November 10th - November 14th, 2008
New Tunnel to Connect NYC to NJ
November 12 – The ARC tunnel, the Access to the Region’s Core tunnel between Manhattan and New Jersey, has won approval from federal environmental regulators. A report in AM NY says $5.7 billion has been committed to the tunnel from NY and NJ; both states are asking the federal government to kick in $3 billion. The tunnel would be comprised of two tracks and is expected to double train capacity between the City and NJ.
Arbitrator to Settle Dispute
November 13 – The Port Authority and developer Larry Silverstein have turned to arbitration to settle their acrimonious multi-million dollar dispute over a retaining wall on the WTC site. The Port Authority turned over a parcel of land to Silverstein in October, but Silverstein claims the land is not ‘construction ready’ because a 400 foot long wall is still on the footprint where he needs to build. The PA claims the wall doesn’t sit within the footprint. A three member panel will hold three days of hearings beginning November 24 to resolve the issue by early December.
130 Liberty Fire Indictments Expected Soon
November 14 – It will take a few more weeks before indictments are handed down in the investigation of last year’s fatal fire at the Deutsche Bank building. District Attorney Robert Morgenthau told The Daily News, “It is extremely complex. So many different people are involved and we’ve subpoenaed 3 million documents.” Prosecutors have been trying to determine who is to blame for the deaths of two firefighters.
Fiterman Hall Funding Resolved
November 14 – Fiterman Hall is a step closer to being deconstructed, now that the City has agreed to put $139 million toward the $325 million cost. The announcement came after a protracted dispute between CUNY and state officials. The state is contributing $98 million and the rest will be paid for by insurance companies, the LMDC and the 9/11 Victims Compensation Fund. Several published reports say the new 390,000 square foot building is expected to open in the spring of 2012 and house Borough of Manhattan Community college classrooms as well as retail space.
Construction Safety Improvements Needed
November 14 – OSHA, the Occupational Health and Safety Administration, has announced several recommendations due to the recent jump in construction fatalities. According to New York Construction News, OSHA is urging construction managers to make sure safety harnesses are worn by construction workers and that they are rigged properly. OSHA also identified situations where engineering controls would have been feasible, but found they weren’t used. The agency also found in reference to crane safety that operators rely heavily on load moment indicators instead of following a load chart.
Mayor Signs Safety Bill
November 14 – Mayor Bloomberg signed several bills to protect construction workers. One requires buildings that are at risk of being structurally compromised to undergo periodic inspections. Permits won’t be issued until the inspection is complete. Another bill signed by the Mayor imposes fines of $1,000 if sites don’t properly secure materials on the upper floors of a building. The third piece of new legislation requires inspections every five years for retaining walls ten feet or higher that front public streets. If they’re found to be unsafe, they must be replaced immediately and inspected by the City’s Department of Buildings.

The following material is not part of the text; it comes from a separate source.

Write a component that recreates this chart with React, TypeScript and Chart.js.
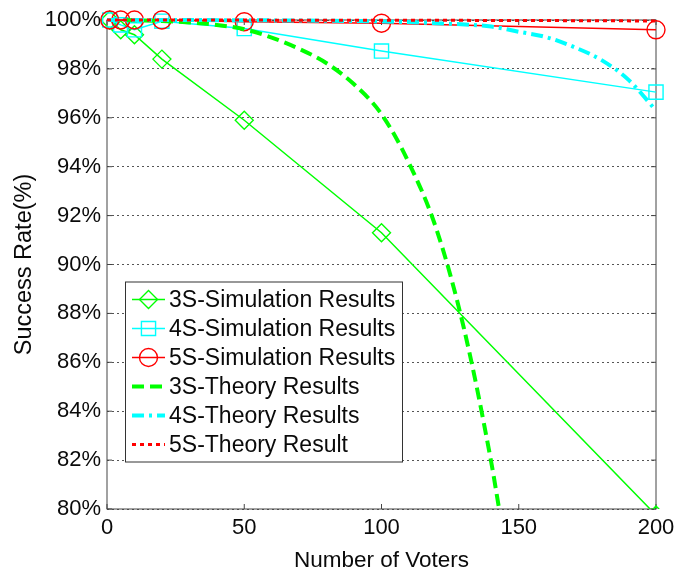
import { useEffect, useRef } from 'react';
import { Chart, registerables } from 'chart.js';
import { drawPoint } from 'chart.js/helpers';

Chart.register(...registerables);

const FONT = "'Liberation Sans', Arial, Helvetica, sans-serif";

// ---- data ----
const simVoters = [1, 5, 10, 20, 50, 100, 200];
const sim3S = [100, 99.6, 99.4, 98.4, 95.9, 91.3, 79.75];
const sim4S = [100, 99.8, 99.6, 99.95, 99.65, 98.73, 97.05];
const sim5S = [100, 100, 100, 100, 99.93, 99.87, 99.6];

const theory3SVoters = [0, 10, 20, 30, 40, 50, 60, 70, 80, 90, 100, 110, 120, 130, 140, 143];
const theory3S = [100, 99.99, 99.96, 99.9, 99.8, 99.62, 99.28, 98.82, 98.23, 97.37, 96.15, 94.15, 91.45, 87.4, 81.9, 79.9];

const theory4SVoters = [0, 50, 100, 120, 140, 150, 160, 170, 180, 190, 200];
const theory4S = [100, 99.99, 99.94, 99.87, 99.73, 99.52, 99.3, 98.9, 98.37, 97.55, 96.3];

const theory5SVoters = [0, 100, 150, 200];
const theory5S = [100, 99.99, 99.98, 99.96];

const seriesLabels = [
  '3S-Simulation Results',
  '4S-Simulation Results',
  '5S-Simulation Results',
  '3S-Theory Results',
  '4S-Theory Results',
  '5S-Theory Result',
];

const xMin = 0;
const xMax = 200;
const xStep = 50;
const yMin = 80;
const yMax = 100;
const yStep = 2;

const GREEN = '#00ff00';
const CYAN = '#00ffff';
const RED = '#ff0000';
const TEXT = '#0a0a0a';

const pts = (xs: number[], ys: number[]) => xs.map((x, i) => ({ x, y: ys[i] }));

const framePlugin = {
  id: 'matlabFrame',
  beforeDatasetsDraw(chart: any) {
    const { ctx, chartArea } = chart;
    const { left, right, top, bottom } = chartArea;
    ctx.save();
    ctx.strokeStyle = '#444';
    ctx.lineWidth = 1;
    ctx.setLineDash([]);
    ctx.strokeRect(left, top, right - left, bottom - top);
    const tl = 5;
    ctx.beginPath();
    chart.scales.x.ticks.forEach((t: any) => {
      const px = chart.scales.x.getPixelForValue(t.value);
      ctx.moveTo(px, bottom);
      ctx.lineTo(px, bottom - tl);
      ctx.moveTo(px, top);
      ctx.lineTo(px, top + tl);
    });
    chart.scales.y.ticks.forEach((t: any) => {
      const py = chart.scales.y.getPixelForValue(t.value);
      ctx.moveTo(left, py);
      ctx.lineTo(left + tl, py);
      ctx.moveTo(right, py);
      ctx.lineTo(right - tl, py);
    });
    ctx.stroke();
    ctx.restore();
  },
};

const legendPlugin = {
  id: 'boxLegend',
  afterDraw(chart: any) {
    const { ctx, chartArea } = chart;
    const left = chartArea.left + 18;
    const top = chartArea.top + 261.5;
    const w = 277;
    const h = 180;
    ctx.save();
    ctx.fillStyle = '#ffffff';
    ctx.fillRect(left, top, w, h);
    ctx.strokeStyle = '#333';
    ctx.lineWidth = 1;
    ctx.setLineDash([]);
    ctx.strokeRect(left + 0.5, top + 0.5, w, h);
    chart.data.datasets.forEach((ds: any, i: number) => {
      const y = top + 18 + i * 29;
      const x0 = left + 7;
      const x1 = left + 40;
      const xm = (x0 + x1) / 2;
      ctx.save();
      ctx.strokeStyle = ds.borderColor;
      ctx.lineWidth = ds.borderWidth;
      ctx.setLineDash(ds.borderDash || []);
      ctx.beginPath();
      ctx.moveTo(x0, y);
      ctx.lineTo(x1, y);
      ctx.stroke();
      ctx.setLineDash([]);
      if (ds.pointRadius > 0) {
        ctx.fillStyle = 'rgba(0,0,0,0)';
        ctx.strokeStyle = ds.borderColor;
        ctx.lineWidth = ds.pointBorderWidth;
        drawPoint(ctx, { pointStyle: ds.pointStyle, radius: ds.pointRadius, borderWidth: ds.pointBorderWidth, rotation: 0 } as any, xm, y);
      }
      ctx.restore();
      ctx.fillStyle = TEXT;
      ctx.font = `23px ${FONT}`;
      ctx.textBaseline = 'middle';
      ctx.textAlign = 'left';
      ctx.fillText(ds.label, left + 44, y + 1);
    });
    ctx.restore();
  },
};

export default function App() {
  const ref = useRef<HTMLCanvasElement | null>(null);

  useEffect(() => {
    if (!ref.current) return;
    const simClip = { left: 12, top: 12, right: 12, bottom: 0 };
    const thClip = { left: 0, top: 3, right: 0, bottom: 0 };
    const simCommon = {
      tension: 0,
      borderWidth: 1.5,
      pointBorderWidth: 1.4,
      pointBackgroundColor: 'rgba(0,0,0,0)',
      clip: simClip,
    };
    const thCommon = {
      pointRadius: 0,
      cubicInterpolationMode: 'monotone',
      clip: thClip,
    };
    const datasets: any[] = [
      { ...simCommon, label: seriesLabels[0], data: pts(simVoters, sim3S), borderColor: GREEN, pointBorderColor: GREEN, pointStyle: 'rectRot', pointRadius: 9 },
      { ...simCommon, label: seriesLabels[1], data: pts(simVoters, sim4S), borderColor: CYAN, pointBorderColor: CYAN, pointStyle: 'rect', pointRadius: 10 },
      { ...simCommon, label: seriesLabels[2], data: pts(simVoters, sim5S), borderColor: RED, pointBorderColor: RED, pointStyle: 'circle', pointRadius: 9 },
      { ...thCommon, label: seriesLabels[3], data: pts(theory3SVoters, theory3S), borderColor: GREEN, borderWidth: 4, borderDash: [12, 6] },
      { ...thCommon, label: seriesLabels[4], data: pts(theory4SVoters, theory4S), borderColor: CYAN, borderWidth: 4, borderDash: [12, 5, 3, 5] },
      { ...thCommon, label: seriesLabels[5], data: pts(theory5SVoters, theory5S), borderColor: RED, borderWidth: 3, borderDash: [4, 4] },
    ];
    datasets.forEach((d, i) => { d.order = datasets.length - i; });

    const chart = new Chart(ref.current, {
      type: 'line',
      data: { datasets },
      options: {
        animation: false,
        responsive: false,
        devicePixelRatio: 1,
        layout: { padding: { top: 20, right: 37, bottom: 0, left: 0 } },
        plugins: { legend: { display: false }, tooltip: { enabled: false } },
        scales: {
          x: {
            type: 'linear',
            min: xMin,
            max: xMax,
            afterFit: (s: any) => { s.height = 67; },
            ticks: { stepSize: xStep, maxRotation: 0, autoSkip: false, padding: 6, color: TEXT, font: { family: FONT, size: 22 } },
            grid: { display: false, drawTicks: false },
            border: { display: false },
            title: { display: true, text: 'Number of Voters', color: TEXT, font: { family: FONT, size: 22.5 }, padding: { top: 0, bottom: 1.5 } },
          },
          y: {
            min: yMin,
            max: yMax,
            afterFit: (s: any) => { s.width = 107; },
            ticks: { stepSize: yStep, padding: 6, color: TEXT, font: { family: FONT, size: 22 }, callback: (v: any) => `${v}%` },
            grid: { color: '#555', lineWidth: 1, drawTicks: false },
            border: { display: false, dash: [2, 3] },
            title: { display: true, text: 'Success Rate(%)', color: TEXT, font: { family: FONT, size: 23.5 }, padding: { top: 10.5, bottom: 0 } },
          },
        },
      } as any,
      plugins: [framePlugin, legendPlugin],
    });
    return () => chart.destroy();
  }, []);

  return (
    <div style={{ position: 'fixed', left: 0, top: 0, width: 693, height: 576, background: '#fff' }}>
      <canvas ref={ref} width={693} height={576} />
    </div>
  );
}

No School Needed at South Street Seaport
November 14 – The new South Street Seaport won’t be home to a new school. The City’s Department of Education turned down an offer from General Growth Properties to incorporate a school into its redevelopment plans. The DownTown Express says the City determined there’s no need for a new school in the Seaport area. At the same time, the City said the Financial District does need another school. Parents and education activists say the City should reconsider General Growth’s offer because they feel schools downtown are overcrowded.
Battery Maritime Building Quiet on Funding
November 14 – Because of the financial turmoil in the City and the country, developers of the Battery Maritime Building are mum on whether they will be able to move ahead. The Downtown Express says Dermot Company said it would seek private financing in early 2009 and hopes to finish the project in 2011, but had no comment to questions last week about the project.
Retail Rents Fell Last Year
November 14 – The latest report from the Real Estate Board of New York shows retail rents in Lower Manhattan fell between 14 and 16% in the last year. However, the report also points out that rents in Tribeca, specifically on Hudson Street, jumped 60 percent from a year ago.
PA to Add Signage to WTC Site Perimeter
November 14 – Within the next month, expect to see an attempt to dress up the construction sites at the WTC. The Port Authority plans to add lighting, directional signage and artwork around the site, according to The Downtown Express. The PA will also put images of what the WTC site will look like on the fence around the site.